Here are five paths to transition to a white-box or brite-box network.

1. Simplify the environment. Traditional networks are filled with legacy constraints that make the network difficult to manage. Today’s network infrastructures need to be simple and scale fast. This is where white-boxes are an ideal replacement to solve specific problems and simplify the network architecture.

2. Start with a hybrid or green-field deployment. You don’t need to rip off your existing network. Start with a small portion of the network and scale as you get comfortable with the capabilities of the model.

3. Transition to a SDN network: It’s not just about lower costs and avoiding vendor lock-in. The key value of SDN and white-box networking is to improve the end-user productivity and revenue growth. For many businesses today the network is one of the key differentiators in the services they provide.

4. Support Model: Choosing a support model which meets your needs is key to initial deployments. Many ODMs provide integrated support for both hardware and the installed network operation system. The other option is to choose a reseller or a system integrator who can provide full support to get comfortable with the first deployment.

5. Enable orchestration. The data center is more than just a network. In addition to configuring the network, the applications should be able to control the configuration of other infrastructure such as storage and servers. Initially, this is best done through an orchestration solution that removes much of the complexity of tweaking and tuning the specific configurations of the underlying technology.
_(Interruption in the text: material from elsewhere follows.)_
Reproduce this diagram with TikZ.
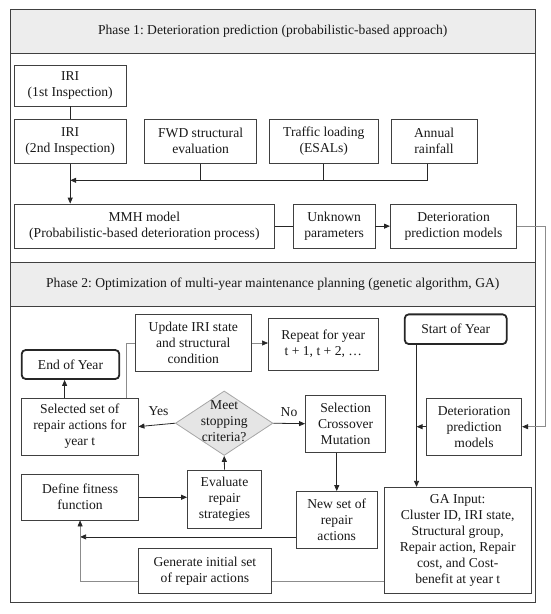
\documentclass[tikz,border=0pt]{standalone}
\usepackage{fontspec}
\setmainfont{Liberation Serif}
\usetikzlibrary{arrows.meta,shapes.geometric,calc}
\frenchspacing
\begin{document}
\begin{tikzpicture}[x=1pt,y=-1pt,
  font=\fontsize{13.6}{16}\selectfont,
  box/.style={draw=black!75, line width=0.8pt, fill=white, align=center, inner sep=1pt, text=black!90},
  yearbox/.style={box, rounded corners=4pt, line width=1.8pt, draw=black!85},
  conn/.style={draw=black!85, line width=0.8pt},
  arr/.style={conn, -{Triangle[length=6pt,width=5pt]}},
  gline/.style={draw=black!45, line width=0.6pt},
  garr/.style={gline, -{Triangle[length=6pt,width=5pt,black!85]}},
  hdr/.style={fill=black!7, draw=black!75, line width=0.8pt, text=black!90, inner sep=0pt},
  lbl/.style={text=black!90, inner sep=0pt}]
\useasboundingbox (0,0) rectangle (550,614);
% frame and headers
\draw[black!75, line width=0.8pt] (10,9.5) rectangle (535.5,602.5);
\node[hdr, minimum width=525.5pt, minimum height=43.8pt] (ph1) at (272.75,31.4) {Phase 1: Deterioration prediction (probabilistic-based approach)};
\node[hdr, minimum width=525.5pt, minimum height=44.5pt] (ph2) at (272.75,284.25) {Phase 2: Optimization of multi-year maintenance planning (genetic algorithm, GA)};
% phase 1 nodes
\node[box, minimum width=112.3pt, minimum height=41pt] (iri1) at (70.2,85.5) {IRI\\(1st Inspection)};
\node[box, minimum width=112.3pt, minimum height=44.3pt] (iri2) at (70.2,141.2) {IRI\\(2nd Inspection)};
\node[box, minimum width=112.3pt, minimum height=44.3pt] (fwd) at (200.6,141.2) {FWD structural\\evaluation};
\node[box, minimum width=108.8pt, minimum height=44.3pt] (traffic) at (323.8,141.2) {Traffic loading\\(ESALs)};
\node[box, minimum width=86pt, minimum height=44.3pt] (rain) at (434.1,141.2) {Annual\\rainfall};
\node[box, minimum width=260.7pt, minimum height=44.3pt] (mmh) at (144.35,226.15) {MMH model\\(Probabilistic-based deterioration process)};
\node[box, minimum width=81.7pt, minimum height=44.3pt] (unk) at (334.15,226.15) {Unknown\\parameters};
\node[box, minimum width=126.3pt, minimum height=44.3pt] (det1) at (453.55,226.15) {Deterioration\\prediction models};
\coordinate (bus) at (70.2,180.3);
\coordinate (rt) at (545,226.15);
% phase 1 connectors
\draw[conn] (iri1.south) -- (iri2.north);
\draw[arr] (iri2.south) -- (iri2.south |- mmh.north);
\draw[arr] ([xshift=-6.8pt]rain.south) |- (bus);
\draw[conn] (fwd.south) -- (fwd.south |- bus);
\draw[conn] (traffic.south) -- (traffic.south |- bus);
\draw[conn] (mmh.east) -- (unk.west);
\draw[arr] (unk.east) -- (det1.west);
% phase 2 nodes
\node[box, minimum width=116.6pt, minimum height=57.4pt] (upd) at (193.3,343) {Update IRI state\\and structural\\condition};
\node[box, minimum width=109.8pt, minimum height=51.7pt] (rep) at (323.3,344.2) {Repeat for year\\t + 1, t + 2, …};
\node[yearbox, minimum width=101.9pt, minimum height=29.7pt] (start) at (455.7,329.2) {Start of Year};
\node[yearbox, minimum width=97.6pt, minimum height=29pt] (end) at (70.5,364.5) {End of Year};
\node[box, minimum width=116.3pt, minimum height=57.2pt] (sel) at (79.85,426.6) {Selected set of\\repair actions for\\year t};
\node[diamond, draw=black!35, fill=black!10, line width=0.8pt, minimum width=97.5pt, minimum height=64.5pt, inner sep=0pt,
  label={[align=center, text=black!90, inner sep=0pt, yshift=2pt]center:Meet\\stopping\\criteria?}] (dia) at (224.2,423.2) {};
\node[box, minimum width=80.3pt, minimum height=57.3pt] (sco) at (345.6,423.7) {Selection\\Crossover\\Mutation};
\node[box, minimum width=95.2pt, minimum height=56.7pt] (det2) at (474.1,426.7) {Deterioration\\prediction\\models};
\node[box, minimum width=116.8pt, minimum height=45.5pt] (fit) at (80.1,497.25) {Define fitness\\function};
\node[box, minimum width=74pt, minimum height=58.3pt] (eva) at (224.5,499.2) {Evaluate\\repair\\strategies};
\node[box, minimum width=80.5pt, minimum height=56.8pt] (new) at (336.75,519.9) {New set of\\repair\\actions};
\node[box, minimum width=147.5pt, minimum height=106pt] (ga) at (457.75,540.3) {GA Input:\\Cluster ID, IRI state,\\Structural group,\\Repair action, Repair\\cost, and Cost-\\benefit at year t};
\node[box, minimum width=133.8pt, minimum height=45pt] (gen) at (204.9,570.8) {Generate initial set\\of repair actions};
\node[lbl] (yes) at (158.5,410.7) {Yes};
\node[lbl] (no) at (289,411.7) {No};
\coordinate (sv) at ([xshift=12.7pt]start.south west);
\coordinate (gl) at ([yshift=-10.9pt]gen.east);
\coordinate (gw) at ([yshift=-10.9pt]gen.west);
% phase 2 connectors
\draw[garr] (det1.east) -- (rt) |- (det2.east);
\draw[garr] (upd.east) -- (upd.east -| rep.west);
\draw[gline] ([xshift=-12.3pt]sel.north east) |- (upd.west);
\draw[arr] ([xshift=43.3pt]sel.north west) -- ([xshift=43.3pt]sel.north west |- end.south);
\draw[arr] (dia.west) -- (sel.east);
\draw[arr] (dia.east) -- (sco.west);
\draw[arr] (eva.north) -- (dia.south);
\draw[arr] (fit.east) -- (fit.east -| eva.west);
\draw[arr] (sco.south -| new.north) -- (new.north);
\draw[arr] ([yshift=-17pt]new.west) -- ([yshift=-17pt]new.west -| fit.south);
\draw[garr] (gw) -| (fit.south);
\draw[gline] (ga.west |- gl) -- (gl);
\draw[conn] (sv) -- (sv |- det2.west);
\draw[arr] (sv |- det2.west) -- (ga.north -| sv);
\draw[arr] (det2.west) -- (det2.west -| sv);
\end{tikzpicture}
\end{document}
Today’s businesses need fluid networks which are open to changes in hardware and software and enables services on-demand. Network decision makers can reduce cost, improve management and enable long-term innovation using “white-box” switches versus traditional networking approaches. However, white-box networking may not be for everyone in the immediate term but given that the model will mature over time with better multi-vendor interoperability it does offer a credible alternative in the long term to traditional vendor networking switches.